§ Stated goal
Give again, verbatim, the lines between the line that contains "TypeScript and D3.js." and the line that contains "const yTickLabels = [10, 8, 6, 4, 2, 0, -2, -4];", counting both ends. Pictures are excluded from the copy.

[start of Data for this task]

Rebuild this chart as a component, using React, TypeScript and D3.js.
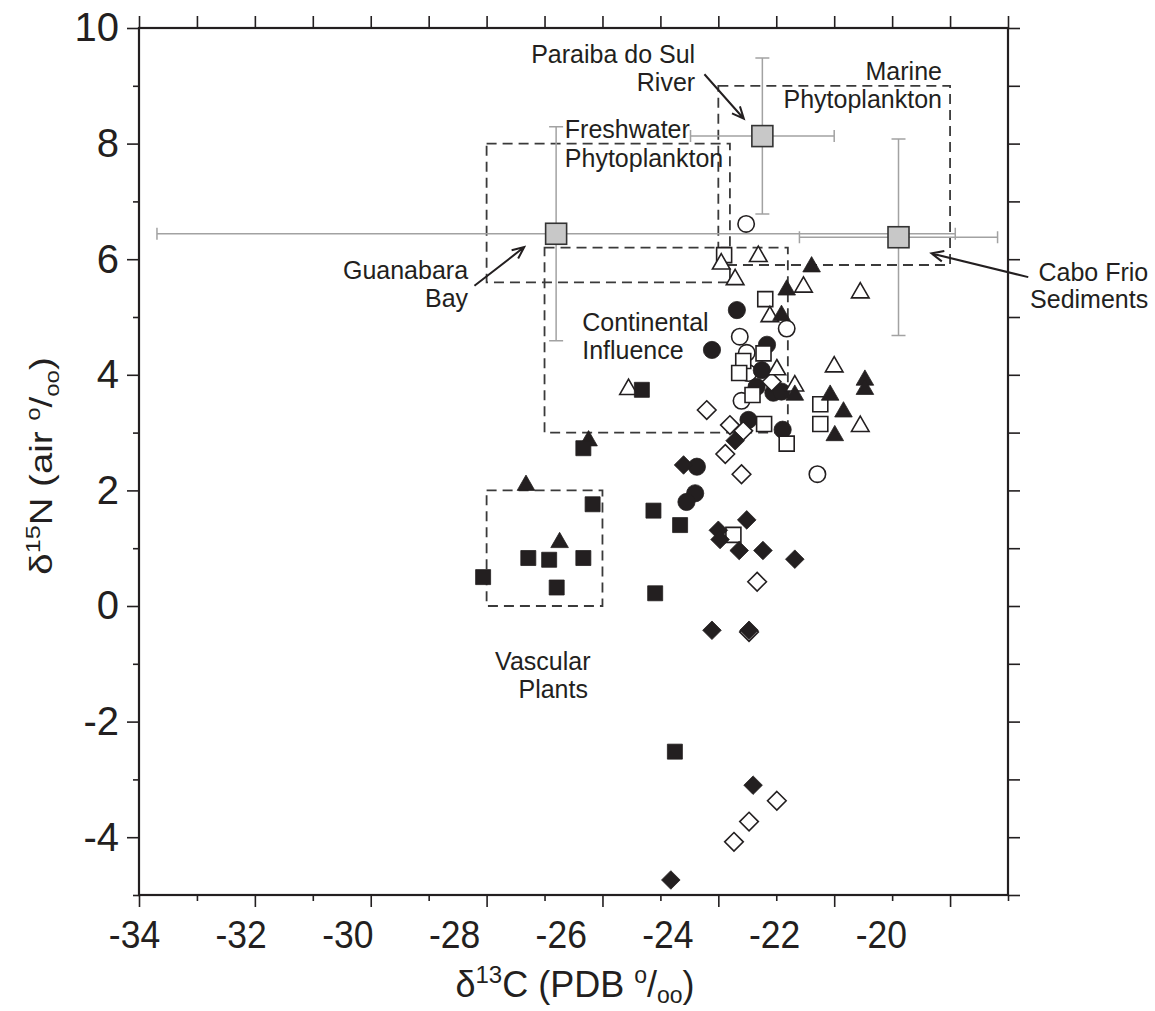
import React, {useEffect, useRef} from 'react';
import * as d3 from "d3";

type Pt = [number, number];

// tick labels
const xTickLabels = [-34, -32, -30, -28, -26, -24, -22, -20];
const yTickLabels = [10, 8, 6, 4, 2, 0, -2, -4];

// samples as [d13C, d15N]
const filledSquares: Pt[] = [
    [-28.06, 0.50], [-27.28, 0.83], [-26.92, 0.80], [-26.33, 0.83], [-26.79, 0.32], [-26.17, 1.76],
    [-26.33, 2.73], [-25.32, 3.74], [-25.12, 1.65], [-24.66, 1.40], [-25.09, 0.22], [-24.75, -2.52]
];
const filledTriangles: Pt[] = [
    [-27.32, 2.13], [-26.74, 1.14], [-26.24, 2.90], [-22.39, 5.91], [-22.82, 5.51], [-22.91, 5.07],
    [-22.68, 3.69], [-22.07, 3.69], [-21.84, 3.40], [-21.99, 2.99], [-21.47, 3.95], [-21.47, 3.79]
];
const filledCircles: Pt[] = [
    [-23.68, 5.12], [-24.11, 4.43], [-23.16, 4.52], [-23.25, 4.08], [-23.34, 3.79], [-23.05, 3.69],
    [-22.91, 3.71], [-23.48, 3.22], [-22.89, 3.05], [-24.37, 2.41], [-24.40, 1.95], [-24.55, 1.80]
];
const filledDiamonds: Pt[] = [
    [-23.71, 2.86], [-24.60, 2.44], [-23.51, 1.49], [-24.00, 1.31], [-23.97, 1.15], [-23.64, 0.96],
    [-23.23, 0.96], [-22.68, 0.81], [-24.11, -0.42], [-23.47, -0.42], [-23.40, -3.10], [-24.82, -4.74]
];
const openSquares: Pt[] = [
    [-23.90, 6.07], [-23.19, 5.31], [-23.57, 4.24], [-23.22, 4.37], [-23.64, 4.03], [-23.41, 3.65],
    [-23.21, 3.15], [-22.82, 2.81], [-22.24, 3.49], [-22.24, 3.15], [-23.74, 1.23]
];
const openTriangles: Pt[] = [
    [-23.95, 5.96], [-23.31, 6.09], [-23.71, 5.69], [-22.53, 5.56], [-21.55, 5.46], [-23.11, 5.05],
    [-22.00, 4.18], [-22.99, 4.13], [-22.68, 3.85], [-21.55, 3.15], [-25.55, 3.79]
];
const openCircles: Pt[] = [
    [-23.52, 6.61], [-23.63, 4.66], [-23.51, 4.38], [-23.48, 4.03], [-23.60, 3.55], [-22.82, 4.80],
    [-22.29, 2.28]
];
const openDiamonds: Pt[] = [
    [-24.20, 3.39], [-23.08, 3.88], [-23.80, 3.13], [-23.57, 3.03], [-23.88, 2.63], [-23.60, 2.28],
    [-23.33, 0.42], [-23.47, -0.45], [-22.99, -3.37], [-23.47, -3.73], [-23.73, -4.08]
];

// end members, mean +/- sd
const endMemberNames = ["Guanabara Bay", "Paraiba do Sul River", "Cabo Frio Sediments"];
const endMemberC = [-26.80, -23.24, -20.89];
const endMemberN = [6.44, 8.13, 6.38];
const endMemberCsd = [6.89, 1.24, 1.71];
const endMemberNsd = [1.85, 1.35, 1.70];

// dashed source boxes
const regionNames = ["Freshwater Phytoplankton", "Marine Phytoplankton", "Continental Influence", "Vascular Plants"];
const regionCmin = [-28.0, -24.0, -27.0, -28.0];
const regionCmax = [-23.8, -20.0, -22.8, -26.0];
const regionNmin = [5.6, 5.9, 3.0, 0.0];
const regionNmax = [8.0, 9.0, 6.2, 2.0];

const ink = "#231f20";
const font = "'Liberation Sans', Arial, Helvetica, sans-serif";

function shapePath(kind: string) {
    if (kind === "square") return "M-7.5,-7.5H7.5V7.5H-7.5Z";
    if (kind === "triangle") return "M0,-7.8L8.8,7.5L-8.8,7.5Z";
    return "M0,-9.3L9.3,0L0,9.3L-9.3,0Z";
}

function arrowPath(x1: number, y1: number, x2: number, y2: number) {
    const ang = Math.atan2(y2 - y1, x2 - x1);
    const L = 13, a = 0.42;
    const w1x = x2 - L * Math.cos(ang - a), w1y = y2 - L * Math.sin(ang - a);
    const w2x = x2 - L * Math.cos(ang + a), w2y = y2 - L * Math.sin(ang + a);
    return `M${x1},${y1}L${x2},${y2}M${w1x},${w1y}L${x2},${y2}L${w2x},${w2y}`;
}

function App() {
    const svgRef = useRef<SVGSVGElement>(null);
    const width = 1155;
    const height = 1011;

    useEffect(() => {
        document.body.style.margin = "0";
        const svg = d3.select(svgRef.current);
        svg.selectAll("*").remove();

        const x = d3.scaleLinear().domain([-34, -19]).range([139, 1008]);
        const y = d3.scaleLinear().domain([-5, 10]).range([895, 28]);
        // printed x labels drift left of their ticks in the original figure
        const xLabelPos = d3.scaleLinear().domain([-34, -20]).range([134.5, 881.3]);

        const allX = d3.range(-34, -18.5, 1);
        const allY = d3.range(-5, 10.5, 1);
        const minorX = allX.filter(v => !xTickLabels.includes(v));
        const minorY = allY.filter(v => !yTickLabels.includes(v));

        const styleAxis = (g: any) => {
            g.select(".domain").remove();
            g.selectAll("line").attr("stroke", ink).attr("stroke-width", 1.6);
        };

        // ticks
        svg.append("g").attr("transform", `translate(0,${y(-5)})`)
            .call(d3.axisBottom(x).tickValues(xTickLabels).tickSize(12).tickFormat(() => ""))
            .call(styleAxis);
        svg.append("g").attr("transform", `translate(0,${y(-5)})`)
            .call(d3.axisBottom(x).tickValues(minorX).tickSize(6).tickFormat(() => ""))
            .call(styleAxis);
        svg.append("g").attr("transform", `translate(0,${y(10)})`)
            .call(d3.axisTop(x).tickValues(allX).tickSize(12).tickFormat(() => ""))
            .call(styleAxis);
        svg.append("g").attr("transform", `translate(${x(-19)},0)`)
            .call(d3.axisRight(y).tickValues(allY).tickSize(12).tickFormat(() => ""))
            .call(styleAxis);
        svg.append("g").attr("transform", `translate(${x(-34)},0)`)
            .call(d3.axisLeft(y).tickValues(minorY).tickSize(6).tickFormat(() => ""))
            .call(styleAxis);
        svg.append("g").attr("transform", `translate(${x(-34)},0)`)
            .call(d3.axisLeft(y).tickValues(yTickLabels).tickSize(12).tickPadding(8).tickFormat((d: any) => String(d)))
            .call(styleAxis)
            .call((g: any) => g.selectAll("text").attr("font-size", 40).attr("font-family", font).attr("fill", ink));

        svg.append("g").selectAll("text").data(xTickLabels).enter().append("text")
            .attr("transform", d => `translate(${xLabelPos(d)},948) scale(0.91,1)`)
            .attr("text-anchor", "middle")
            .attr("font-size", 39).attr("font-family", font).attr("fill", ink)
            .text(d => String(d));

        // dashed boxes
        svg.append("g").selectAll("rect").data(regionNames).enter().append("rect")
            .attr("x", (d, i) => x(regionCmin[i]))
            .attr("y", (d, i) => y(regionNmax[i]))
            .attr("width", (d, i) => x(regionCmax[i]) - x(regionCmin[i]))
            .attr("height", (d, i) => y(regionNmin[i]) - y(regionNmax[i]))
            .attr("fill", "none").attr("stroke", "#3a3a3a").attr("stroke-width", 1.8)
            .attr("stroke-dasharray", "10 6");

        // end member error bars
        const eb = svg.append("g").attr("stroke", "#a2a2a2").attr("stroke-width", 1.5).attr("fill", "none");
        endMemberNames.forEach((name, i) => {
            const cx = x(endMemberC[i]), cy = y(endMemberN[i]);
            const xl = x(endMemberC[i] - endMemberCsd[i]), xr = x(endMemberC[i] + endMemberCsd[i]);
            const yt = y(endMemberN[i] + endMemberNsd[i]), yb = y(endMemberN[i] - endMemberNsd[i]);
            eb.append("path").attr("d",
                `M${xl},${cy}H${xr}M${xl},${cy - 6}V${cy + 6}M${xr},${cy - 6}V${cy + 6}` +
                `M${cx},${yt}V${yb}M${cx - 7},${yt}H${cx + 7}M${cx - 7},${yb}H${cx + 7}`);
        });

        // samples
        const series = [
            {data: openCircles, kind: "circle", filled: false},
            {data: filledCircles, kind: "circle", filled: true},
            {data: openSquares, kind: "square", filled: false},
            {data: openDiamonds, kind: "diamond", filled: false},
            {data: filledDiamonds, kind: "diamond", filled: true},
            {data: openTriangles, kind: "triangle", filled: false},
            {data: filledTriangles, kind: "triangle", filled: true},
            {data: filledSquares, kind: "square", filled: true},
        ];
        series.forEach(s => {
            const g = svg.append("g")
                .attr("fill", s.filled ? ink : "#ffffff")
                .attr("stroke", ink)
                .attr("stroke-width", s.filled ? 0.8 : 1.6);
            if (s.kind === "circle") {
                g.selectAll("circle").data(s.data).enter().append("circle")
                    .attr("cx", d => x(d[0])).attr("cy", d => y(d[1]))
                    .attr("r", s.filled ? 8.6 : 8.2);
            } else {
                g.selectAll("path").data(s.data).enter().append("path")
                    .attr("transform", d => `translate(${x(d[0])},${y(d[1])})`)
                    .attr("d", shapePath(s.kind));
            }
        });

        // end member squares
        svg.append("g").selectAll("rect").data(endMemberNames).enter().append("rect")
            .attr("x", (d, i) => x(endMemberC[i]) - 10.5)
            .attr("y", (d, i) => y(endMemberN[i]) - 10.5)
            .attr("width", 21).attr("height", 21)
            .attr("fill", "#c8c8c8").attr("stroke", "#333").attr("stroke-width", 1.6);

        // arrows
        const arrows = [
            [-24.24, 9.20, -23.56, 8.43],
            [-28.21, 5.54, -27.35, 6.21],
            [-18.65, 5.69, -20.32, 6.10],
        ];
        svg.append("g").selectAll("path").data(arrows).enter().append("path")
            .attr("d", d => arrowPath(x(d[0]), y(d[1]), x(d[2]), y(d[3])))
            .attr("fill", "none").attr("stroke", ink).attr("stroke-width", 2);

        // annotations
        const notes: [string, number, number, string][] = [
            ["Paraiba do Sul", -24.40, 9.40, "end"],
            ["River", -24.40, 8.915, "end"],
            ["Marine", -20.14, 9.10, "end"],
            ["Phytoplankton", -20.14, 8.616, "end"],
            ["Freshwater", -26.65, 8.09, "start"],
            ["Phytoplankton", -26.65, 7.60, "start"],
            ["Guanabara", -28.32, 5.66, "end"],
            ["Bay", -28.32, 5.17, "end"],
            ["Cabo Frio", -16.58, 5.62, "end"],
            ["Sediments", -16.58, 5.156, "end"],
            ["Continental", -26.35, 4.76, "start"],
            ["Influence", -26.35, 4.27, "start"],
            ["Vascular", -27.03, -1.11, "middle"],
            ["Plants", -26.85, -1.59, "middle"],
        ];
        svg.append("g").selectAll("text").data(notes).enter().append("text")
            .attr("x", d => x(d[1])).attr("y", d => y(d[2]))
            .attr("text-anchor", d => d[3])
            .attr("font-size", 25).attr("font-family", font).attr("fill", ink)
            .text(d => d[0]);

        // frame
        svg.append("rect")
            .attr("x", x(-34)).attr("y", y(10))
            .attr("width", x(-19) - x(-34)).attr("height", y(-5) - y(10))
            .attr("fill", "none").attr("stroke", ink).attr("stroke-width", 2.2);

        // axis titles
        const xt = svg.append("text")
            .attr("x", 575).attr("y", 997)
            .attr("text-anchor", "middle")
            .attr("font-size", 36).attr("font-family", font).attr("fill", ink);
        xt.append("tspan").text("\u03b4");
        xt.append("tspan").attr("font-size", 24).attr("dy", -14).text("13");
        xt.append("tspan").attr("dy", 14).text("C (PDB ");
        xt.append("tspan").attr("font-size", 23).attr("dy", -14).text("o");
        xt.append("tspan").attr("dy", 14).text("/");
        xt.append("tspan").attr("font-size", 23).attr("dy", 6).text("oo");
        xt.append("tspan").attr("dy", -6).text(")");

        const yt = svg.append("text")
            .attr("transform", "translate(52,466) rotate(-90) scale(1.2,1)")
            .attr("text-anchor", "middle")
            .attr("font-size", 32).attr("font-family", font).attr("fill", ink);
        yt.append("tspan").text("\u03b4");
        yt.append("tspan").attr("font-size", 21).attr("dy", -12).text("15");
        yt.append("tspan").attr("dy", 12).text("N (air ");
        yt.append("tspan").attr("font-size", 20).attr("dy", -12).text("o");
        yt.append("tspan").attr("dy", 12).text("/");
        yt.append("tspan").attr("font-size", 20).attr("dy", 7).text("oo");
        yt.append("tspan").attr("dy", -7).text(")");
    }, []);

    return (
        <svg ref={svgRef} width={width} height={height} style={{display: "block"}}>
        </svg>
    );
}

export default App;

[end of Data for this task]
[start of Data for this task]

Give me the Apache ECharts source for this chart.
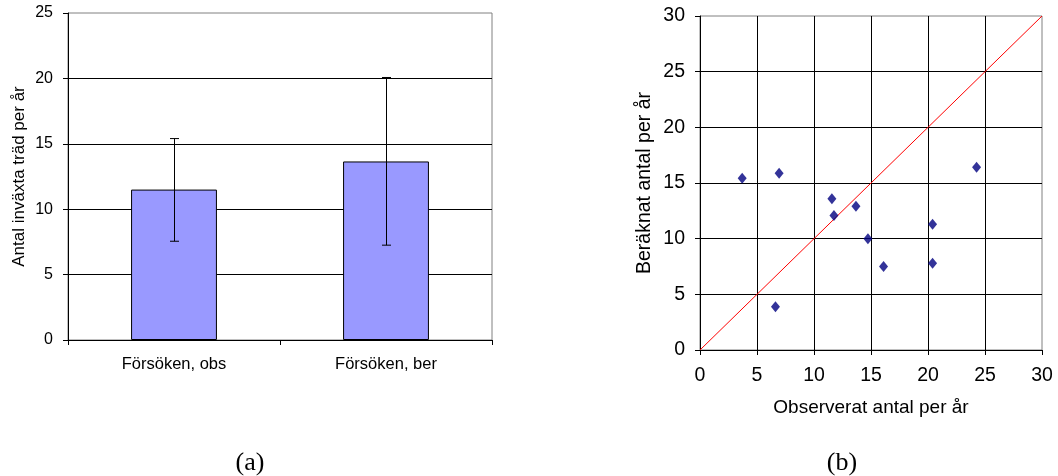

[end of Data for this task]
[start of Data for this task]

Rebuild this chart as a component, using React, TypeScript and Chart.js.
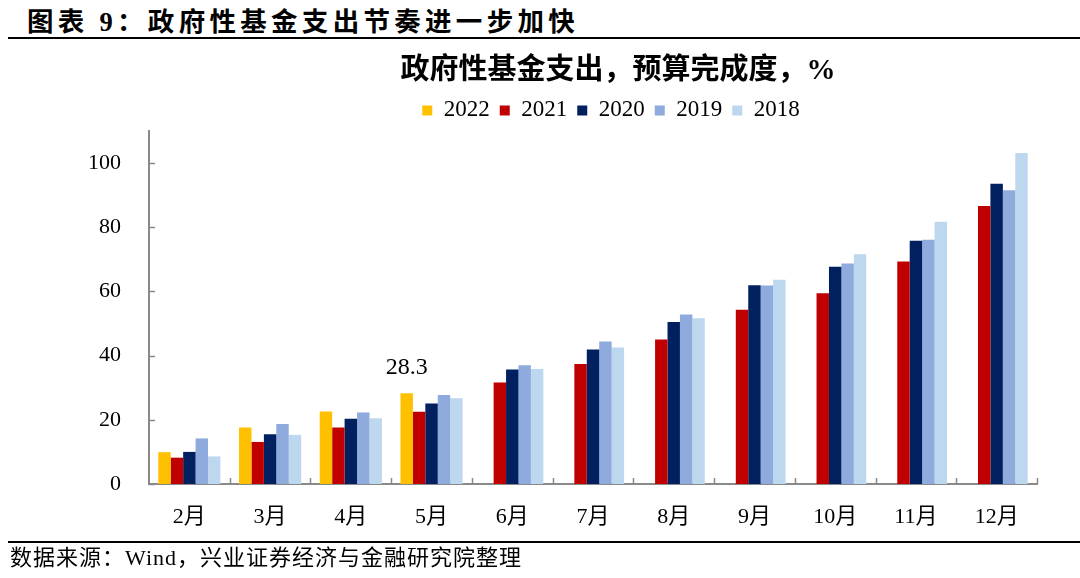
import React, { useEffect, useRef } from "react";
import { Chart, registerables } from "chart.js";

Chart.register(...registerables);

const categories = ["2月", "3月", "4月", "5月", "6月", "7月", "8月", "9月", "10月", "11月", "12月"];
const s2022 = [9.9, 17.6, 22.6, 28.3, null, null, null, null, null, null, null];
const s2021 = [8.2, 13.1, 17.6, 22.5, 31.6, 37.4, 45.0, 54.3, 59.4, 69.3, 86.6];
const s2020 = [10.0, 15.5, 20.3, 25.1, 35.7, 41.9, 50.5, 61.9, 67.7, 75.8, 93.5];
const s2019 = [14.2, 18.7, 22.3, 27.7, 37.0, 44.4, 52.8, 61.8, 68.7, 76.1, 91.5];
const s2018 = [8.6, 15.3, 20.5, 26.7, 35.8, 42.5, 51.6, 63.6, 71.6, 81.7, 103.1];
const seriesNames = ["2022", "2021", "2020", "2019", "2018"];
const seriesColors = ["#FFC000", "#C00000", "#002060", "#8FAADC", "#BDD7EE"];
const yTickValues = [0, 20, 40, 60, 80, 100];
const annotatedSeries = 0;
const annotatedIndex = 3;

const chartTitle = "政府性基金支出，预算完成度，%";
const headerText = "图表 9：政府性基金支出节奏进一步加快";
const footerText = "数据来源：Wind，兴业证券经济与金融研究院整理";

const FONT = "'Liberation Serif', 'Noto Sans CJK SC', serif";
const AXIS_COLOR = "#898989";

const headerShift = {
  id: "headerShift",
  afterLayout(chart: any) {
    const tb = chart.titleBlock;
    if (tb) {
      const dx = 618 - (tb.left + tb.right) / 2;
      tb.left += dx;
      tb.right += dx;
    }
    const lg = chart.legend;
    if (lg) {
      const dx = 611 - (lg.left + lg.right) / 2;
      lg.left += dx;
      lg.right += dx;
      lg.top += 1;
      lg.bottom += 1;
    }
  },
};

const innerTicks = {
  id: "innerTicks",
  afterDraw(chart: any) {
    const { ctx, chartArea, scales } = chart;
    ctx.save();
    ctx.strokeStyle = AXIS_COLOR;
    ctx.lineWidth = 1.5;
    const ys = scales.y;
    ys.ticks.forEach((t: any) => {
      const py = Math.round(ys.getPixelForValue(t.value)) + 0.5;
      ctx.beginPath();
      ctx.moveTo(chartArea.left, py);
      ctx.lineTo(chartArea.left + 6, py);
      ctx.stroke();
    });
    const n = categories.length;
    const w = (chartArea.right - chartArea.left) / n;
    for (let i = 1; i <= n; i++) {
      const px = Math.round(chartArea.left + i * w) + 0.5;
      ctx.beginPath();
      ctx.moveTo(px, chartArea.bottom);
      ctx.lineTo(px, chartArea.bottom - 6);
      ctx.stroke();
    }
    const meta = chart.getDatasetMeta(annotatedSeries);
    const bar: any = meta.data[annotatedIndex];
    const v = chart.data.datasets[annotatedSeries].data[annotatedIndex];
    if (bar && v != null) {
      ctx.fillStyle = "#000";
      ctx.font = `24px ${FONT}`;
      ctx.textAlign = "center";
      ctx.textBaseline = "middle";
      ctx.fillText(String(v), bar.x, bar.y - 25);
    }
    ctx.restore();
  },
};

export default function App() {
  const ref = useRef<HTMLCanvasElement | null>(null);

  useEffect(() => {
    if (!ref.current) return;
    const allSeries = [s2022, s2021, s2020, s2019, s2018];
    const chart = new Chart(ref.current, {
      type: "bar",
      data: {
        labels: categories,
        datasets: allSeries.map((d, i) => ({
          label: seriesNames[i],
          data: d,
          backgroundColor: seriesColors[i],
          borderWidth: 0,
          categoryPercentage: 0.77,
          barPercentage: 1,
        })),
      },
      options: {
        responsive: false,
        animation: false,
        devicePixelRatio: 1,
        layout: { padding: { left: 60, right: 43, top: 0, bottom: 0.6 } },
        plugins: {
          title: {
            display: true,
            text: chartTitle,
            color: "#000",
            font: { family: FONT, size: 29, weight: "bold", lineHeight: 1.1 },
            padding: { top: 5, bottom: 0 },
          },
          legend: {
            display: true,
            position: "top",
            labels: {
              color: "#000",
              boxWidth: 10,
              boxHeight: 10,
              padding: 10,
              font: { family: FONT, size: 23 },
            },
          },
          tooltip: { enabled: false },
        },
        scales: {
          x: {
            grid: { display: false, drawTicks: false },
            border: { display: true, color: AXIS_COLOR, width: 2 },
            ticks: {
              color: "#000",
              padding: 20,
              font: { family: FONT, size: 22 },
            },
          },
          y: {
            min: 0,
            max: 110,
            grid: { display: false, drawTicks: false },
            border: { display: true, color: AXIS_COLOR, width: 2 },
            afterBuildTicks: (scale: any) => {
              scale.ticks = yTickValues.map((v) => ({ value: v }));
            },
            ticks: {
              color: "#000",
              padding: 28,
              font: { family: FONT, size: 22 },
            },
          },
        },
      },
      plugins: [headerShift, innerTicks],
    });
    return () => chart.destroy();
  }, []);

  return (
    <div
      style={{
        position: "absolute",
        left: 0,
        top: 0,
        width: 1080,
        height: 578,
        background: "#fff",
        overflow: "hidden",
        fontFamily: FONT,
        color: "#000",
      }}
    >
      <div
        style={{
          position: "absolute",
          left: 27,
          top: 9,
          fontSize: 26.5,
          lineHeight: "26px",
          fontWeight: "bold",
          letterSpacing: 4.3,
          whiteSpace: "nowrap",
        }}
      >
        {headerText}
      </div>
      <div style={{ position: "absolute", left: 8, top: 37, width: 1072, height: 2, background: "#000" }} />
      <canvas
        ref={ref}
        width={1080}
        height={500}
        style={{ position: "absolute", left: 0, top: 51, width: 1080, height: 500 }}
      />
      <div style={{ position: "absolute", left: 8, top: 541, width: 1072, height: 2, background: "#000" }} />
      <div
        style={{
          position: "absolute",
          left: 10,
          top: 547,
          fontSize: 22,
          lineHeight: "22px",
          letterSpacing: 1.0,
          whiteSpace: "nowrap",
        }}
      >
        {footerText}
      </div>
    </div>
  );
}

[end of Data for this task]

§ Written solution
Rebuild this chart as a component, using React, TypeScript and D3.js.
import React, {useEffect, useRef} from 'react';
import * as d3 from "d3";

type Pt = [number, number];

// tick labels
const xTickLabels = [-34, -32, -30, -28, -26, -24, -22, -20];
const yTickLabels = [10, 8, 6, 4, 2, 0, -2, -4];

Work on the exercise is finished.